During discussions for the next week's issue, the advisor brought up the fact that we had no humor writers, and she would like intereseted staffers to submit a possible column, which could become a weekly gig if the copy was good enough. I jumped at that because, well, it seemed less boring than tax levies and I wouldn't have to interview anybody. Besides, I had a lot of funny people in my family, and my sister and I spent a good chunk of our childhood listening to my mother's records of the Smothers Brothers, Allan Sherman and Bill Cosby - it should be a piece of cake!
So I spent a week writing and re-writing and crumpling up an entire ream of paper (this was before recycling was fashionable) and feeling definately un-funny. My mom, sensing my pain, handed me a section from the Sunday paper and pointed to an article. "Here. This is funny. Read this." It was a column by Dave Barry (who is one of the funniest writers in America and if you don't know who he is then shame on you!) and it changed my high-school life. Here was someone funny! Here was someone who wrote the same way I thought about things! Here was a guy with bad hair who was not afraid to make fun of himself in national syndication! He was my new hero, my humor mentor. With a renewed sense of purpose, I grabbed a new ream of paper and started writing. Needless to say, I got the position (well, I had to share it with this other girl who was a junior and who, at the time, didn't strike me as all that funny. Looking back, I still think she wasn't all that funny, but she was pretty, so I guess we were even).
My first column was about the Homecoming Dance. It contained gems like "Taking your date to 7-11 for a hot dog and a slushy is not acceptable," and the whole thing was quite humorous considering that I never even WENT to a homecoming dance. But it was such a thrill seeing my name on the byline, and I was hooked. During the year I tackled such pressing topics as TV Christmas variety specials, daytime talk shows, how to write a good "I don't have my homework" excuse, and school elections. I even ended up writing half of the annual April Fool's edition (school basketweaving team, anyone? A snake who pole vaults for the track team?) and managed to get my friends' names in the paper by mining them for quotes in various "serious" stories I wrote on the side.
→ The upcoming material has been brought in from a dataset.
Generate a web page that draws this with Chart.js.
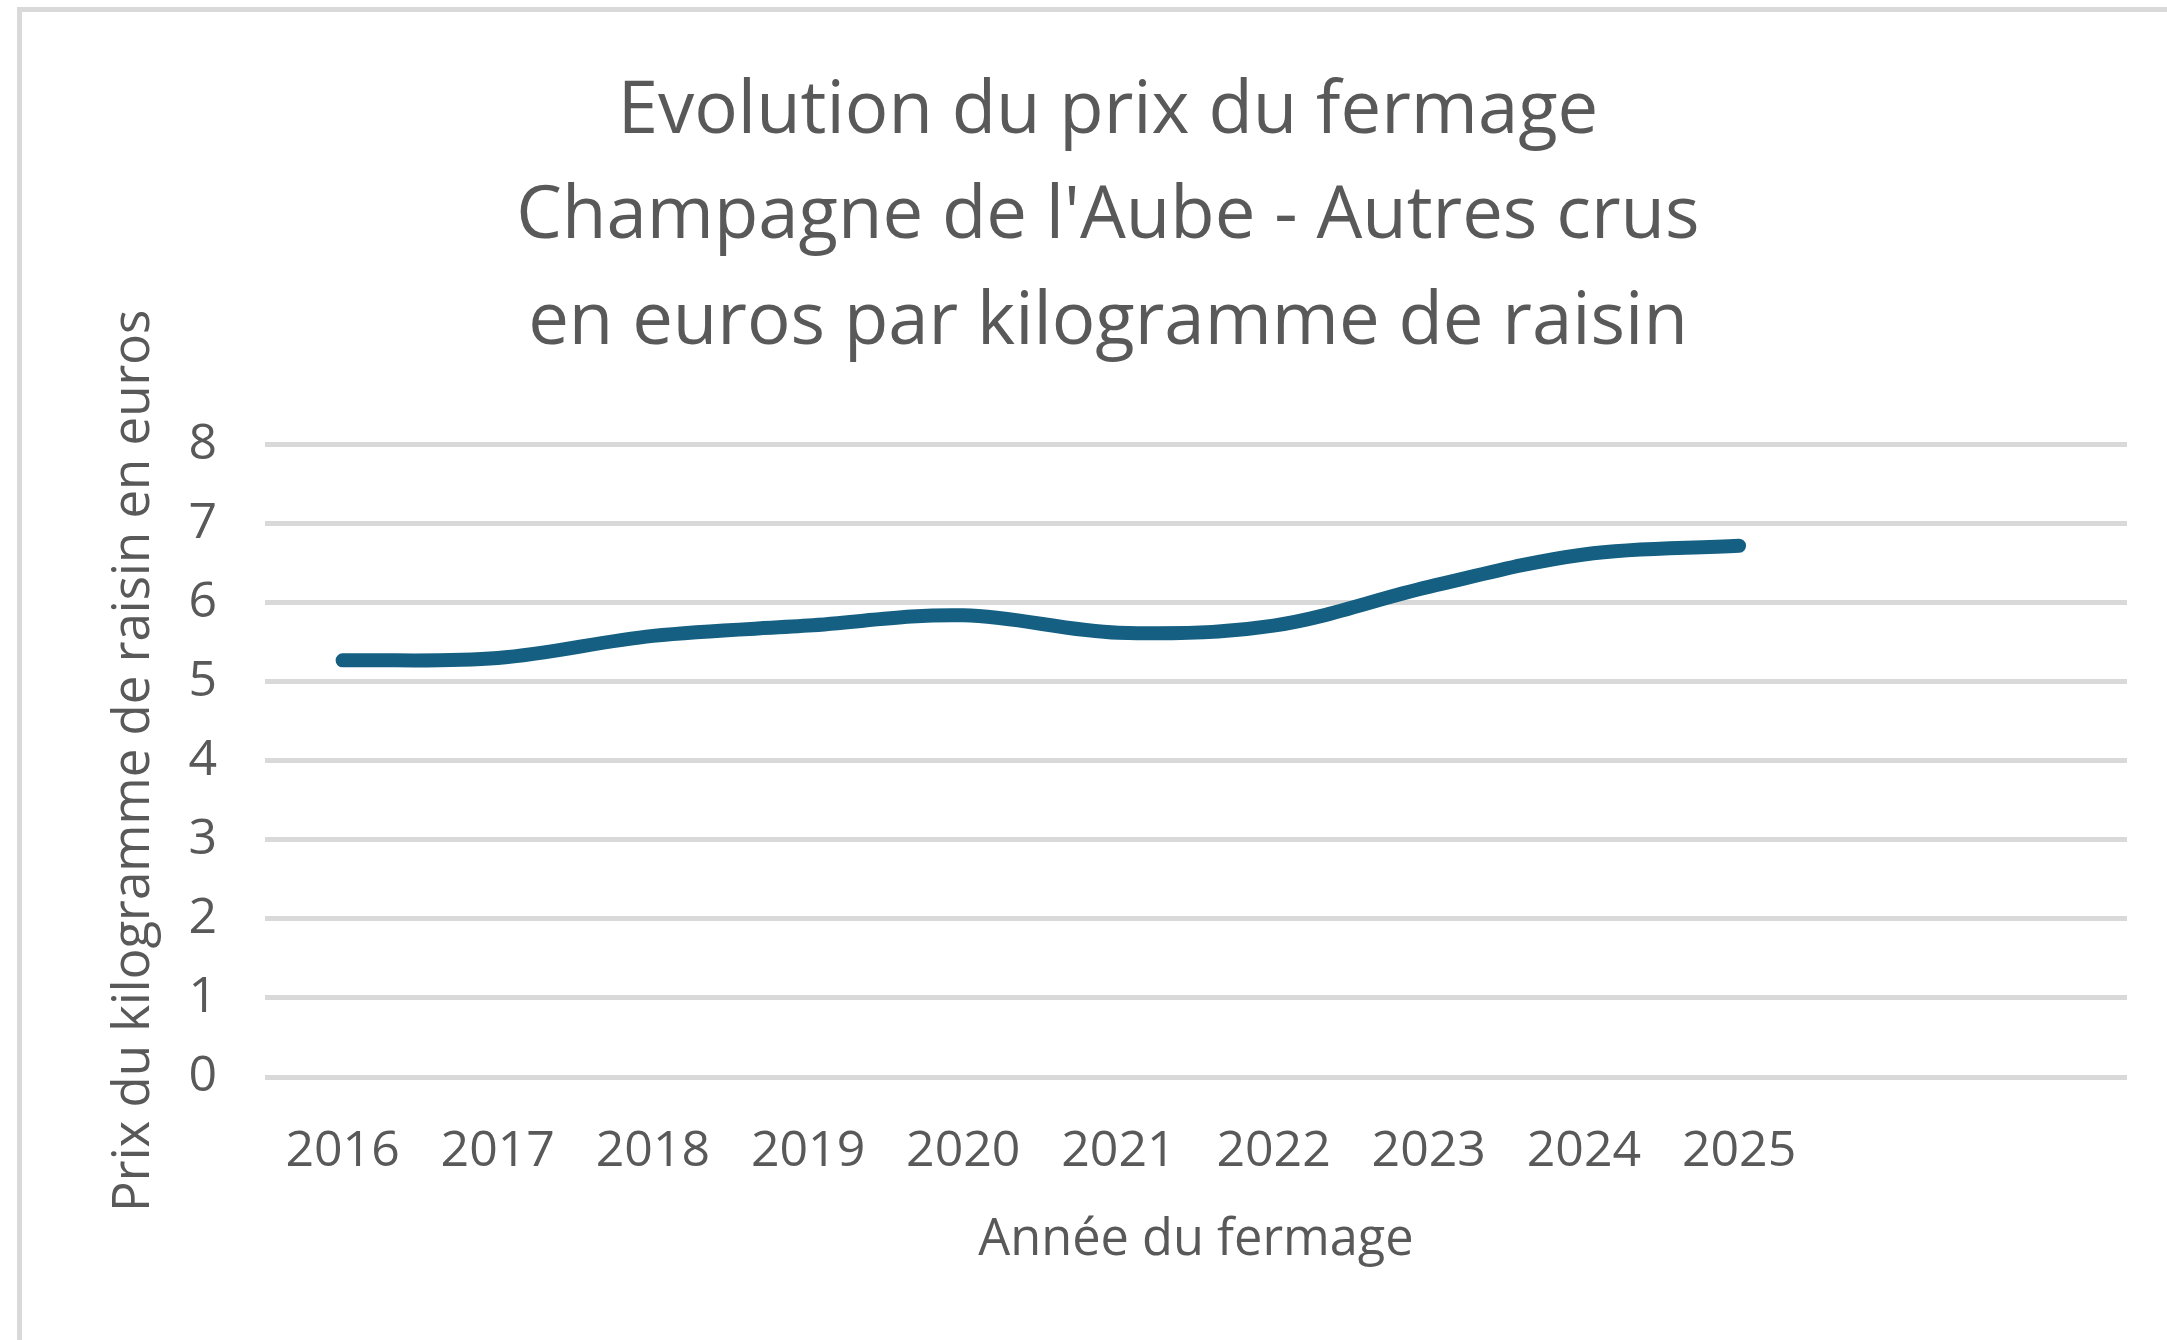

It ended up being a really fun class - it got me out of study hall every day and I got to be quite the expert on Macintosh computers (we had two - we called them Prometheus and Bacchus - and we thought they were the best things EVER. Keep in mind that this was back when most computers were amber- or green-screened IBMs and all you could do on them was type or play Oregon Trail). I really didn't care if anyone read the column or thought it was funny; I enjoyed doing it.
But I got a shock one day after a history class when I was stopped by the captain of the football team, a guy I'd never talked to in my life, and he told me how much he liked reading my column. (I didn't even know he knew who I was!) And I got an even bigger shock when I was voted "most humorous girl" for the class memory book. They did a photo shoot with me and the "most humorous guy", and we were supposed to act very serious in the picture (because acting serious when you're "most humorous" is really hilarious, see?). The funniest part about it is that the picture didn't turn out, and there's a big blank spot in the memory book where my picture should have been.
1 Comments:
Yes, PR watchers, don't think I was bad-mouthing the show; I've just never seen it, and mentioned that she should write about something else for a change. And sis, thanks for that link to Oregon Trail: it's 12:30am, and I just got finished playing a round, and only lost one child! Altho my hubby on the trip broke just about everything he could break! I'm going to bed now.